The House of Mirth.
“She had no tolerance for scenes which were not of her own making": Edith Wharton's The House of Mirth; Finely Bound by the Harcourt Bindery
The House of Mirth.
WHARTON, Edith.
$1,250.00
Item Number: 144789
New York: Charles Scribner's Sons, 1908.
First edition, early printing of the novel that brought Wharton international success. Octavo, bound in full morocco by the Harcourt Bindery, gilt titles and tooling to the spine in six compartments within raised gilt bands, gilt ruling to the front and rear panels, gilt inner dentelles stamp-signed by the Harcourt Bindery, marbled endpapers, all edges gilt. In near fine condition.

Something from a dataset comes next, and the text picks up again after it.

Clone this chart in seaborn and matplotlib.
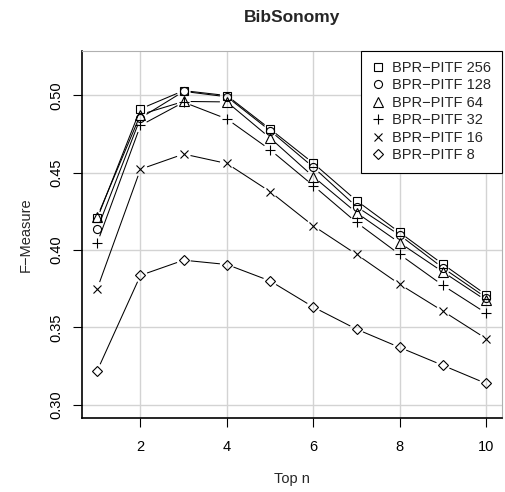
import numpy as np
import pandas as pd
import matplotlib
matplotlib.use("Agg")
import matplotlib.pyplot as plt
import seaborn as sns
from matplotlib.collections import LineCollection
from matplotlib.lines import Line2D

# ---- data ----
top_n = [1, 2, 3, 4, 5, 6, 7, 8, 9, 10]
f_256 = [0.4204, 0.4912, 0.5030, 0.4998, 0.4782, 0.4561, 0.4319, 0.4113, 0.3908, 0.3711]
f_128 = [0.4135, 0.4853, 0.5025, 0.4990, 0.4771, 0.4535, 0.4280, 0.4096, 0.3884, 0.3692]
f_64 = [0.4215, 0.4875, 0.4960, 0.4957, 0.4724, 0.4474, 0.4241, 0.4046, 0.3858, 0.3674]
f_32 = [0.4046, 0.4805, 0.4955, 0.4847, 0.4648, 0.4416, 0.4178, 0.3971, 0.3771, 0.3592]
f_16 = [0.3750, 0.4522, 0.4620, 0.4559, 0.4377, 0.4156, 0.3972, 0.3778, 0.3605, 0.3427]
f_8 = [0.3220, 0.3836, 0.3934, 0.3906, 0.3800, 0.3631, 0.3488, 0.3370, 0.3254, 0.3137]
series_labels = ["BPR\u2212PITF 256", "BPR\u2212PITF 128", "BPR\u2212PITF 64",
                 "BPR\u2212PITF 32", "BPR\u2212PITF 16", "BPR\u2212PITF 8"]
x_ticks = [2, 4, 6, 8, 10]
y_ticks = [0.30, 0.35, 0.40, 0.45, 0.50]
y_tick_labels = ["0.30", "0.35", "0.40", "0.45", "0.50"]

series_values = [f_256, f_128, f_64, f_32, f_16, f_8]
markers = ["s", "o", "^", "+", "x", "D"]
msizes = [5.6, 5.8, 6.8, 7.0, 6.0, 5.4]

sns.set_style("white")
plt.rcParams['font.family'] = ['Liberation Sans', 'DejaVu Sans']

df = pd.DataFrame({
    "top_n": top_n * len(series_labels),
    "f": sum(series_values, []),
    "model": [lab for lab in series_labels for _ in top_n],
})

W, H = 505, 492
fig = plt.figure(figsize=(W / 100, H / 100), dpi=100)
left, right, top, bottom = 81.7, 501.7, 50.7, 418.3
ax = fig.add_axes([left / W, 1 - bottom / H, (right - left) / W, (bottom - top) / H])

ax.set_xlim(0.64, 10.36)
ax.set_ylim(0.2912, 0.5288)

# markers via seaborn
for lab, mk, ms in zip(series_labels, markers, msizes):
    sub = df[df["model"] == lab]
    sns.lineplot(data=sub, x="top_n", y="f", ax=ax, marker=mk, markersize=ms,
                 markerfacecolor="none", markeredgecolor="black", markeredgewidth=0.8,
                 color="black", linestyle="none", errorbar=None, legend=False, zorder=3)

ax.set_xlim(0.64, 10.36)
ax.set_ylim(0.2912, 0.5288)

# gapped connecting lines (R type="b")
gap = 7.0
inv = ax.transData.inverted()
for vals in series_values:
    pts = ax.transData.transform(np.column_stack([top_n, vals]))
    segs = []
    for p, q in zip(pts[:-1], pts[1:]):
        d = q - p
        L = np.hypot(d[0], d[1])
        if L > 2 * gap:
            u = d / L
            segs.append(inv.transform(np.array([p + u * gap, q - u * gap])))
    ax.add_collection(LineCollection(segs, colors="black", linewidths=0.75, zorder=2))

# grid / axes
ax.set_axisbelow(True)
ax.grid(True, color="#d3d3d3", linewidth=1.0)
ax.set_xticks(x_ticks)
ax.set_xticklabels([str(t) for t in x_ticks])
ax.set_yticks(y_ticks)
ax.set_yticklabels(y_tick_labels)
ax.tick_params(axis="both", which="major", bottom=True, left=True, direction="out",
               length=6.5, width=0.8, color="black", labelsize=10.5, labelcolor="black")
ax.tick_params(axis="x", pad=9)
ax.tick_params(axis="y", pad=7, labelrotation=90)
for t in ax.get_yticklabels():
    t.set_va("center")

for s in ["left", "bottom"]:
    ax.spines[s].set_color("black")
    ax.spines[s].set_linewidth(1.2)
for s in ["top", "right"]:
    ax.spines[s].set_color("#b0b0b0")
    ax.spines[s].set_linewidth(0.8)

ax.set_title("BibSonomy", fontsize=12.5, fontweight="bold", pad=21)
ax.set_xlabel("Top n", fontsize=10.5)
ax.xaxis.set_label_coords(0.5, -0.145)
ax.set_ylabel("F\u2212Measure", fontsize=10.5)
ax.yaxis.set_label_coords(-0.116, 0.5)

handles = [Line2D([], [], linestyle="none", marker=mk, markersize=ms,
                  markerfacecolor="none", markeredgecolor="black", markeredgewidth=0.8)
           for mk, ms in zip(markers, msizes)]
leg = ax.legend(handles, series_labels, loc="upper right", fontsize=10.5,
                borderaxespad=0, borderpad=0.7, labelspacing=0.24,
                handlelength=0.85, handletextpad=0.6, fancybox=False, framealpha=1)
leg.get_frame().set_edgecolor("black")
leg.get_frame().set_linewidth(0.8)

fig.savefig("out.png", dpi=100)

"The House of Mirth, crucial in Wharton's career, establishes many of her major themes and motifs. In its careful structure and symbolism, it reveals how much she had learned about her craft. Its imagery, concerned with fate, Furies, light, darkness, beauty, Darwinian nature, economic determinism, a social realm in transition, and, above all, a circumscribed role for women, points to themes she would employ throughout her career" (Lowe, Modern American Women Writers, 389). "With this novel Wharton recognized, as she would note in her 1934 autobiography, A Backward Glance, that her true subject was the society of old New York and 'its power of debasing people and ideals" (ANB). Listed by Modern Library as one of the 100 greatest novels of the twentieth century.